Tactile Minds - London Design Festival
18 - 22nd September 2018
On the 18th September i took part in the London Design Festival exhibiting in the show Tactile Minds. 22 ceramic artists and makers made pieces in response to their individual mental health journeys, emulating the full and unique spectrum of experience. These works were on display in the 18th century House Mill in Bromey-by-Bow, the world’s largest surviving tidal mill in support of the mental health charity, Mind.
1 in 4 people each year face mental health problems. It is founders and curators Candy Ward and Catherine Mountford’s passion for working together to build awareness of the mental health challenges and their love for working with such a versatile and expressive material, that formed Tactile Minds.

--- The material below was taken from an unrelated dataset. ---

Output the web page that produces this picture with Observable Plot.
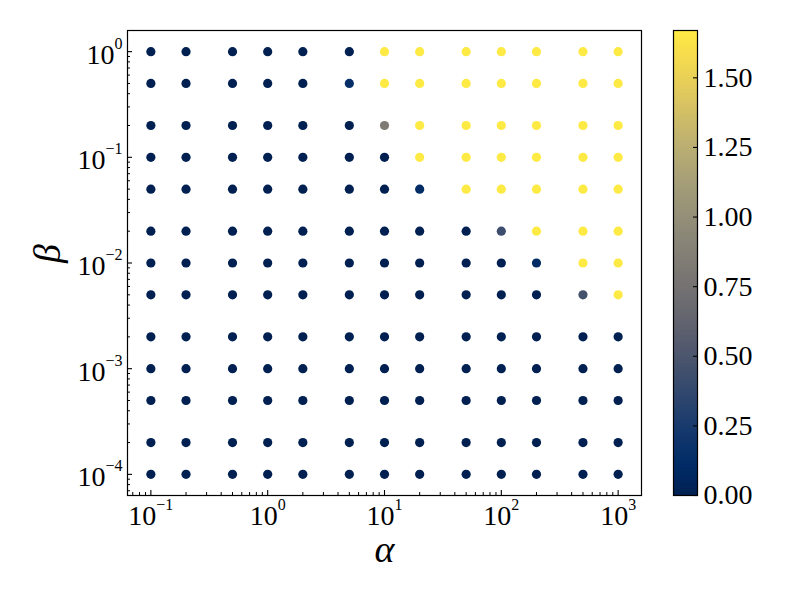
<!DOCTYPE html>
<html>
<head>
<meta charset="utf-8">
<script src="https://cdn.jsdelivr.net/npm/d3@7"></script>
<script src="https://cdn.jsdelivr.net/npm/@observablehq/plot@0.6"></script>
<style>
  html, body { margin: 0; padding: 0; background: white; }
  #wrap { position: relative; width: 800px; height: 600px; overflow: hidden; background: white; }
  #main { position: absolute; left: 0; top: 0; }
  #cbar { position: absolute; left: 673px; top: 0; }
  #wrap text { font-family: "Liberation Serif", "Times New Roman", serif !important; font-variant: normal !important; }
</style>
</head>
<body>
<div id="wrap"><div id="main"></div><div id="cbar"></div></div>
<script>
// ---- data ----
const alphaValues = [0.1, 0.2, 0.5, 1, 2, 5, 10, 20, 50, 100, 200, 500, 1000];
const betaValues = [1, 0.5, 0.2, 0.1, 0.05, 0.02, 0.01, 0.005, 0.002, 0.001, 0.0005, 0.0002, 0.0001];
// one row per beta (same order as betaValues), one column per alpha
const zRow_1e0   = [0, 0, 0, 0, 0, 0,    1.67, 1.67, 1.67, 1.67, 1.67, 1.67, 1.67];
const zRow_5e_1  = [0, 0, 0, 0, 0, 0.14, 1.67, 1.67, 1.67, 1.67, 1.67, 1.67, 1.67];
const zRow_2e_1  = [0, 0, 0, 0, 0, 0,    0.83, 1.67, 1.67, 1.67, 1.67, 1.67, 1.67];
const zRow_1e_1  = [0, 0, 0, 0, 0, 0,    0,    1.67, 1.67, 1.67, 1.67, 1.67, 1.67];
const zRow_5e_2  = [0, 0, 0, 0, 0, 0,    0,    0.11, 1.67, 1.67, 1.67, 1.67, 1.67];
const zRow_2e_2  = [0, 0, 0, 0, 0, 0,    0,    0,    0,    0.42, 1.67, 1.67, 1.67];
const zRow_1e_2  = [0, 0, 0, 0, 0, 0,    0,    0,    0,    0,    0.10, 1.67, 1.67];
const zRow_5e_3  = [0, 0, 0, 0, 0, 0,    0,    0,    0,    0,    0,    0.45, 1.67];
const zRow_2e_3  = [0, 0, 0, 0, 0, 0,    0,    0,    0,    0,    0,    0,    0];
const zRow_1e_3  = [0, 0, 0, 0, 0, 0,    0,    0,    0,    0,    0,    0,    0];
const zRow_5e_4  = [0, 0, 0, 0, 0, 0,    0,    0,    0,    0,    0,    0,    0];
const zRow_2e_4  = [0, 0, 0, 0, 0, 0,    0,    0,    0,    0,    0,    0,    0];
const zRow_1e_4  = [0, 0, 0, 0, 0, 0,    0,    0,    0,    0,    0,    0,    0];
const zRows = [zRow_1e0, zRow_5e_1, zRow_2e_1, zRow_1e_1, zRow_5e_2, zRow_2e_2, zRow_1e_2,
               zRow_5e_3, zRow_2e_3, zRow_1e_3, zRow_5e_4, zRow_2e_4, zRow_1e_4];
const colorMax = 1.67;
const xMajorTicks = [0.1, 1, 10, 100, 1000];
const yMajorTicks = [0.0001, 0.001, 0.01, 0.1, 1];
const cbarTicks = [0, 0.25, 0.5, 0.75, 1.0, 1.25, 1.5];

const points = [];
betaValues.forEach((b, i) => alphaValues.forEach((a, j) => points.push({alpha: a, beta: b, z: zRows[i][j]})));

const xDomain = [Math.pow(10, -1.2), Math.pow(10, 3.2)];
const yDomain = [Math.pow(10, -4.2), Math.pow(10, 0.2)];
function minorTicks(domain) {
  const out = [];
  for (let k = -6; k <= 4; k++) for (let m = 2; m <= 9; m++) {
    const v = m * Math.pow(10, k);
    if (v >= domain[0] && v <= domain[1]) out.push(v);
  }
  return out;
}
const xMinor = minorTicks(xDomain);
const yMinor = minorTicks(yDomain);
const expFmt = d => "10^" + Math.round(Math.log10(d));

const font = "Liberation Serif, Times New Roman, serif";

const main = Plot.plot({
  width: 800, height: 600,
  marginLeft: 127, marginRight: 159, marginTop: 30, marginBottom: 105,
  style: {fontFamily: font, fontSize: "28px", color: "black", background: "white", overflow: "visible"},
  x: {type: "log", domain: xDomain, axis: null},
  y: {type: "log", domain: yDomain, axis: null},
  color: {type: "linear", scheme: "cividis", domain: [0, colorMax]},
  marks: [
    Plot.dot(points, {x: "alpha", y: "beta", fill: "z", r: 4.6}),
    // ticks (inward)
    Plot.axisX({ticks: xMajorTicks, tickSize: -5, tickFormat: () => "", label: null, strokeWidth: 1.1}),
    Plot.axisX({ticks: xMinor, tickSize: -3, tickFormat: () => "", label: null, strokeWidth: 1}),
    Plot.axisY({ticks: yMajorTicks, tickSize: -5, tickFormat: () => "", label: null, strokeWidth: 1.1}),
    Plot.axisY({ticks: yMinor, tickSize: -3, tickFormat: () => "", label: null, strokeWidth: 1}),
    // tick labels
    Plot.axisX({ticks: xMajorTicks, tickSize: 0, tickPadding: 10, tickFormat: expFmt, label: null, fontSize: 28}),
    Plot.axisY({ticks: yMajorTicks, tickSize: 0, tickPadding: 5, dy: 3, tickFormat: expFmt, label: null, fontSize: 28}),
    Plot.frame({stroke: "black", strokeWidth: 1.2}),
    Plot.text(["α"], {frameAnchor: "bottom", text: d => d, lineAnchor: "bottom", dy: 66, fontSize: 38, fontStyle: "italic"}),
    Plot.text(["β"], {frameAnchor: "left", text: d => d, lineAnchor: "bottom", rotate: -90, dx: -68, fontSize: 38, fontStyle: "italic"})
  ]
});

// superscript exponents
main.querySelectorAll("text").forEach(el => {
  const t = el.textContent;
  if (/^10\^-?\d+$/.test(t)) {
    const exp = t.split("^")[1].replace("-", "\u2212");
    el.textContent = "10";
    const ts = document.createElementNS("http://www.w3.org/2000/svg", "tspan");
    ts.setAttribute("dy", "-15");
    ts.setAttribute("font-size", "16");
    ts.textContent = exp;
    el.appendChild(ts);
  }
});
document.getElementById("main").appendChild(main);

// ---- colorbar ----
const N = 200;
const step = colorMax / N;
const strips = d3.range(N).map(i => i * step);
const cbar = Plot.plot({
  width: 127, height: 600,
  marginLeft: 0, marginRight: 103, marginTop: 30, marginBottom: 105,
  style: {fontFamily: font, fontSize: "28px", color: "black", background: "white", overflow: "visible"},
  x: {domain: [0, 1], axis: null},
  y: {domain: [0, colorMax], axis: null},
  color: {type: "linear", scheme: "cividis", domain: [0, colorMax]},
  marks: [
    Plot.rect(strips, {x1: 0, x2: 1, y1: d => d, y2: d => Math.min(colorMax, d + step * 1.6), fill: d => d + step / 2}),
    Plot.axisY({anchor: "right", ticks: cbarTicks, tickSize: -5, tickFormat: () => "", label: null, strokeWidth: 1.1}),
    Plot.axisY({anchor: "right", ticks: cbarTicks, tickSize: 0, tickPadding: 6, tickFormat: d3.format(".2f"), label: null, fontSize: 28}),
    Plot.frame({stroke: "black", strokeWidth: 1.2})
  ]
});
document.getElementById("cbar").appendChild(cbar);
</script>
</body>
</html>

This exhibition was set up to publicly continue the open conversation of mental health challenges and to empower more people to talk about their experiences with others and to have the confidence to seek professional help and therapy.
The House Mill was a remarkable setting for this exhibition to take place in as it steps away from the clean white box that art exhibitions are so often held in. Its historical context within the ever changing cityscape of east London offers a distinctive chance to draw attention to this beautiful building and the heritage of Tower Hamlets and Newham.
Samples of work at the show;
As part of this show i designed an installation titled: 'one in four'.
I presented four wooden cases containing four Yunomi in each. In each case one of the Yunomi had been broken and then repaired using the Japanese technique (and philosophy) of Kintsugi.
Yunomi in wooden cases.
‘One in Four’
Kintsugi’s celebration of the broken lends itself as the perfect vehicle to explore and revaluate our attitudes towards mental illness. One in four people experience mental health issues within their life time. Those that have experienced mental trauma and even those around them often go to great lengths to hide, disguise or ignore the symptoms and effects of their experience. Although we are starting to see a slow but positive shift, discussing mental health remains a social taboo, admitting to suffering from mental health issues still carries the stigma of weakness and remains the elephant in the room.
Kintsugi philosophy embraces the flawed or imperfect and celebrates the broken. The gold lines synonymous with the Kintsugi technique are indicators that the object has been broken and then repaired. Repairs are not hidden but are illuminated, celebrating the trauma, the recovery, the cracks and scars. The philosophy believes that things that have been broken and then fixed become stronger, more resilient and gain enhanced beauty. In Japanese culture Kintsugi objects are treasured, flaunted and revered rather than discarded, ignored or covered up. If we start to view mental illness from the view point of Kintsugi philosophy we can start to discuss and celebrate the experiences as unique strengths and beauty.
As part of the exhibition @josephludkin, @steph_buttle and @zoeclareartist took part in a panel discussion with Zoë Hough from @anxietyempire , Emmanuel Owusu, author of “My Psychosis Story”, and chaired by @saraheachristie. The panel discussed aspects of arts and mental health and the @tactilemindsexhibition.